** BEGIN RAW DATA **
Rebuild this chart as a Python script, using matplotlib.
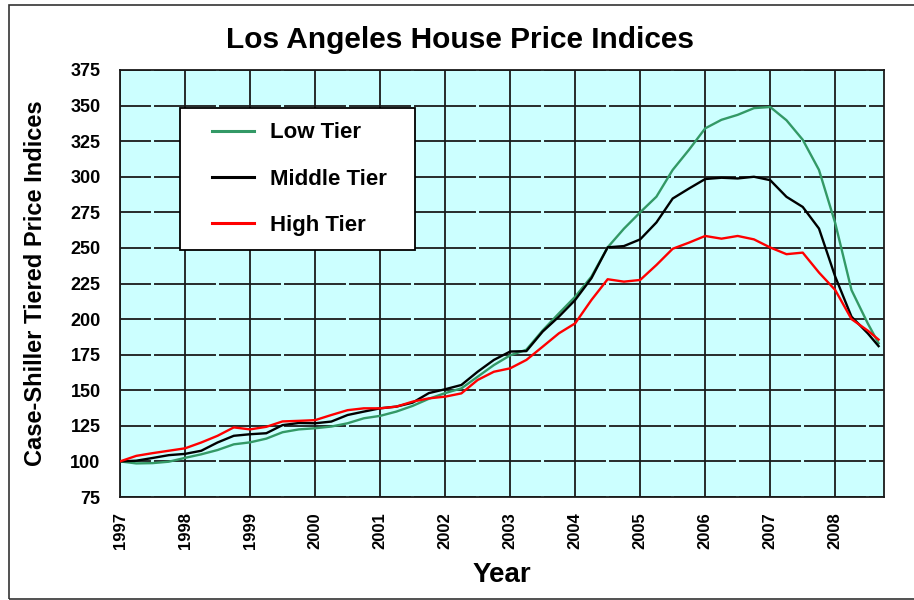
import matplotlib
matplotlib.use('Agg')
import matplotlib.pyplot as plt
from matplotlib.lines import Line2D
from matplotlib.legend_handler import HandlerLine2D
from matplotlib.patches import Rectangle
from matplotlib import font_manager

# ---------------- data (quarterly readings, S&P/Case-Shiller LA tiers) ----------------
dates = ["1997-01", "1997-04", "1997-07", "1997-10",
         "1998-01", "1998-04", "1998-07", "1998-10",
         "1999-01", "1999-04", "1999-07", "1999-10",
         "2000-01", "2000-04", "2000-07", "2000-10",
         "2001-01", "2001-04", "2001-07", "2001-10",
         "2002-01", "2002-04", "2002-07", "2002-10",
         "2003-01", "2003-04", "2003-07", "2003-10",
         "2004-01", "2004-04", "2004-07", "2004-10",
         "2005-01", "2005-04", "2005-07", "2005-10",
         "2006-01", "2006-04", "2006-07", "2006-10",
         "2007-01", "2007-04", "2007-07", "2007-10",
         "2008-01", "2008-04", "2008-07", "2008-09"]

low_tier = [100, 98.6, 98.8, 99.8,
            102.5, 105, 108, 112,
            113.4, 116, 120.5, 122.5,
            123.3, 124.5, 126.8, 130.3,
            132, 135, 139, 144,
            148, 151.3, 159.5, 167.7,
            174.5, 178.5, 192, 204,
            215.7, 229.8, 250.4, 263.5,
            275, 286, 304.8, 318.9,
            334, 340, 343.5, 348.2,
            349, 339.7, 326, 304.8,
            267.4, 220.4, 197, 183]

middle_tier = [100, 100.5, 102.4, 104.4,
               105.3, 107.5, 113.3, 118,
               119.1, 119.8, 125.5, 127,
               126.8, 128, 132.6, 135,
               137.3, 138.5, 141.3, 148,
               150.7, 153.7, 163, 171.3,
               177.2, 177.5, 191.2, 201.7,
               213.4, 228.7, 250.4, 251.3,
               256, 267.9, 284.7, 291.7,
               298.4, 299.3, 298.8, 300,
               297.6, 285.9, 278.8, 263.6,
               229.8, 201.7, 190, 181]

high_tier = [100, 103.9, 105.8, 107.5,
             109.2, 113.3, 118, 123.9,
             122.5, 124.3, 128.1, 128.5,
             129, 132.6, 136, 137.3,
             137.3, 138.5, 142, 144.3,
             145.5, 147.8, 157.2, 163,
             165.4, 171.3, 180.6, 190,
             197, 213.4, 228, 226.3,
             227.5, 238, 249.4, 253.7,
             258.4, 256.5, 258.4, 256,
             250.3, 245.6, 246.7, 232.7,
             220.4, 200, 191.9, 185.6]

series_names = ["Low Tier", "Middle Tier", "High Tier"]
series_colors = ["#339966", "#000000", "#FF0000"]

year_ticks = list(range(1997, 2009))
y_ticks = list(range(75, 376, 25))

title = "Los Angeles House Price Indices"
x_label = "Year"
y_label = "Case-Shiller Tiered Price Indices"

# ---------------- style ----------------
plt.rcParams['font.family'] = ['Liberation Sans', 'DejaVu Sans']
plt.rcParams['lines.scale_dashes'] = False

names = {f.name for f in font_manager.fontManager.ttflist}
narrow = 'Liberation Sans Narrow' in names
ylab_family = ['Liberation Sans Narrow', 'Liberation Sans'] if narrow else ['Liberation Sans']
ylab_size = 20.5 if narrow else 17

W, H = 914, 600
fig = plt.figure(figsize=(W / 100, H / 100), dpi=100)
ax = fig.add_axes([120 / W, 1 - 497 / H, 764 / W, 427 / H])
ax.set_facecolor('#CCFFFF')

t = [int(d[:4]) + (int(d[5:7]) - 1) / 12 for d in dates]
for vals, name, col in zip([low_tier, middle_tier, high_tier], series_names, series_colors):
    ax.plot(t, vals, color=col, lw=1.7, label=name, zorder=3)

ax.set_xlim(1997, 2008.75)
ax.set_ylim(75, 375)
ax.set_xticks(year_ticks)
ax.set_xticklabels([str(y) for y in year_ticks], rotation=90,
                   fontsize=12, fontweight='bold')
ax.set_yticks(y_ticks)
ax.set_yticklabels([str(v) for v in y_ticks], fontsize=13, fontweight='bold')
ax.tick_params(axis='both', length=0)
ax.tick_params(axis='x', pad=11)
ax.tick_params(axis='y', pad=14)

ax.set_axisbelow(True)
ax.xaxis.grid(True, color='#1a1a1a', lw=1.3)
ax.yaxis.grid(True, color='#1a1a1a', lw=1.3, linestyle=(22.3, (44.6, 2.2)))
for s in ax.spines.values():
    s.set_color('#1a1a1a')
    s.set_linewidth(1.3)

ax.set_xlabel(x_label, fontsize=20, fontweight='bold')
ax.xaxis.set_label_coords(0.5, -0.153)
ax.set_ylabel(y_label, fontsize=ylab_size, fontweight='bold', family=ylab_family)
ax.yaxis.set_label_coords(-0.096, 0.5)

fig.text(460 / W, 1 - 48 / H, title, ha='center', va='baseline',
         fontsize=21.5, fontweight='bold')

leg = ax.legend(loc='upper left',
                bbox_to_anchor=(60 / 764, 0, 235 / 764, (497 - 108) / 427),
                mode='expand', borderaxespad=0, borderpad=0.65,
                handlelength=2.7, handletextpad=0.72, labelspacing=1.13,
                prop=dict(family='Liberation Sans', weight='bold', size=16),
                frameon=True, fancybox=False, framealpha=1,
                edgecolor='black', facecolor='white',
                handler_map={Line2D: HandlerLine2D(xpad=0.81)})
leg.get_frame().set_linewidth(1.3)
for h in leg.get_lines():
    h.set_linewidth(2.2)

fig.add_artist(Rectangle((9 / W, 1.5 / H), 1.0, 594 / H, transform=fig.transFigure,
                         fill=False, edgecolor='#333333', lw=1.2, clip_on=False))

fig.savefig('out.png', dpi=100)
** END RAW DATA **
* [TASK STATEMENT] Pictures in the data above should not be copied; transcribe everything else exactly.

* [PROBLEM SOLUTION]
Rebuild this chart as a Python script, using matplotlib.
import matplotlib
matplotlib.use('Agg')
import matplotlib.pyplot as plt
from matplotlib.lines import Line2D
from matplotlib.legend_handler import HandlerLine2D
from matplotlib.patches import Rectangle
from matplotlib import font_manager

# ---------------- data (quarterly readings, S&P/Case-Shiller LA tiers) ----------------
dates = ["1997-01", "1997-04", "1997-07", "1997-10",
         "1998-01", "1998-04", "1998-07", "1998-10",
         "1999-01", "1999-04", "1999-07", "1999-10",
         "2000-01", "2000-04", "2000-07", "2000-10",
         "2001-01", "2001-04", "2001-07", "2001-10",
         "2002-01", "2002-04", "2002-07", "2002-10",
         "2003-01", "2003-04", "2003-07", "2003-10",
         "2004-01", "2004-04", "2004-07", "2004-10",
         "2005-01", "2005-04", "2005-07", "2005-10",
         "2006-01", "2006-04", "2006-07", "2006-10",
         "2007-01", "2007-04", "2007-07", "2007-10",
         "2008-01", "2008-04", "2008-07", "2008-09"]

low_tier = [100, 98.6, 98.8, 99.8,
            102.5, 105, 108, 112,
            113.4, 116, 120.5, 122.5,
            123.3, 124.5, 126.8, 130.3,
            132, 135, 139, 144,
            148, 151.3, 159.5, 167.7,
            174.5, 178.5, 192, 204,
            215.7, 229.8, 250.4, 263.5,
            275, 286, 304.8, 318.9,
            334, 340, 343.5, 348.2,
            349, 339.7, 326, 304.8,
            267.4, 220.4, 197, 183]

middle_tier = [100, 100.5, 102.4, 104.4,
               105.3, 107.5, 113.3, 118,
               119.1, 119.8, 125.5, 127,
               126.8, 128, 132.6, 135,
               137.3, 138.5, 141.3, 148,
               150.7, 153.7, 163, 171.3,
               177.2, 177.5, 191.2, 201.7,
               213.4, 228.7, 250.4, 251.3,
               256, 267.9, 284.7, 291.7,
               298.4, 299.3, 298.8, 300,
               297.6, 285.9, 278.8, 263.6,
               229.8, 201.7, 190, 181]

high_tier = [100, 103.9, 105.8, 107.5,
             109.2, 113.3, 118, 123.9,
             122.5, 124.3, 128.1, 128.5,
             129, 132.6, 136, 137.3,
             137.3, 138.5, 142, 144.3,
             145.5, 147.8, 157.2, 163,
             165.4, 171.3, 180.6, 190,
             197, 213.4, 228, 226.3,
             227.5, 238, 249.4, 253.7,
             258.4, 256.5, 258.4, 256,
             250.3, 245.6, 246.7, 232.7,
             220.4, 200, 191.9, 185.6]

series_names = ["Low Tier", "Middle Tier", "High Tier"]
series_colors = ["#339966", "#000000", "#FF0000"]

year_ticks = list(range(1997, 2009))
y_ticks = list(range(75, 376, 25))

title = "Los Angeles House Price Indices"
x_label = "Year"
y_label = "Case-Shiller Tiered Price Indices"

# ---------------- style ----------------
plt.rcParams['font.family'] = ['Liberation Sans', 'DejaVu Sans']
plt.rcParams['lines.scale_dashes'] = False

names = {f.name for f in font_manager.fontManager.ttflist}
narrow = 'Liberation Sans Narrow' in names
ylab_family = ['Liberation Sans Narrow', 'Liberation Sans'] if narrow else ['Liberation Sans']
ylab_size = 20.5 if narrow else 17

W, H = 914, 600
fig = plt.figure(figsize=(W / 100, H / 100), dpi=100)
ax = fig.add_axes([120 / W, 1 - 497 / H, 764 / W, 427 / H])
ax.set_facecolor('#CCFFFF')

t = [int(d[:4]) + (int(d[5:7]) - 1) / 12 for d in dates]
for vals, name, col in zip([low_tier, middle_tier, high_tier], series_names, series_colors):
    ax.plot(t, vals, color=col, lw=1.7, label=name, zorder=3)

ax.set_xlim(1997, 2008.75)
ax.set_ylim(75, 375)
ax.set_xticks(year_ticks)
ax.set_xticklabels([str(y) for y in year_ticks], rotation=90,
                   fontsize=12, fontweight='bold')
ax.set_yticks(y_ticks)
ax.set_yticklabels([str(v) for v in y_ticks], fontsize=13, fontweight='bold')
ax.tick_params(axis='both', length=0)
ax.tick_params(axis='x', pad=11)
ax.tick_params(axis='y', pad=14)

ax.set_axisbelow(True)
ax.xaxis.grid(True, color='#1a1a1a', lw=1.3)
ax.yaxis.grid(True, color='#1a1a1a', lw=1.3, linestyle=(22.3, (44.6, 2.2)))
for s in ax.spines.values():
    s.set_color('#1a1a1a')
    s.set_linewidth(1.3)

ax.set_xlabel(x_label, fontsize=20, fontweight='bold')
ax.xaxis.set_label_coords(0.5, -0.153)
ax.set_ylabel(y_label, fontsize=ylab_size, fontweight='bold', family=ylab_family)
ax.yaxis.set_label_coords(-0.096, 0.5)

fig.text(460 / W, 1 - 48 / H, title, ha='center', va='baseline',
         fontsize=21.5, fontweight='bold')

leg = ax.legend(loc='upper left',
                bbox_to_anchor=(60 / 764, 0, 235 / 764, (497 - 108) / 427),
                mode='expand', borderaxespad=0, borderpad=0.65,
                handlelength=2.7, handletextpad=0.72, labelspacing=1.13,
                prop=dict(family='Liberation Sans', weight='bold', size=16),
                frameon=True, fancybox=False, framealpha=1,
                edgecolor='black', facecolor='white',
                handler_map={Line2D: HandlerLine2D(xpad=0.81)})
leg.get_frame().set_linewidth(1.3)
for h in leg.get_lines():
    h.set_linewidth(2.2)

fig.add_artist(Rectangle((9 / W, 1.5 / H), 1.0, 594 / H, transform=fig.transFigure,
                         fill=False, edgecolor='#333333', lw=1.2, clip_on=False))

fig.savefig('out.png', dpi=100)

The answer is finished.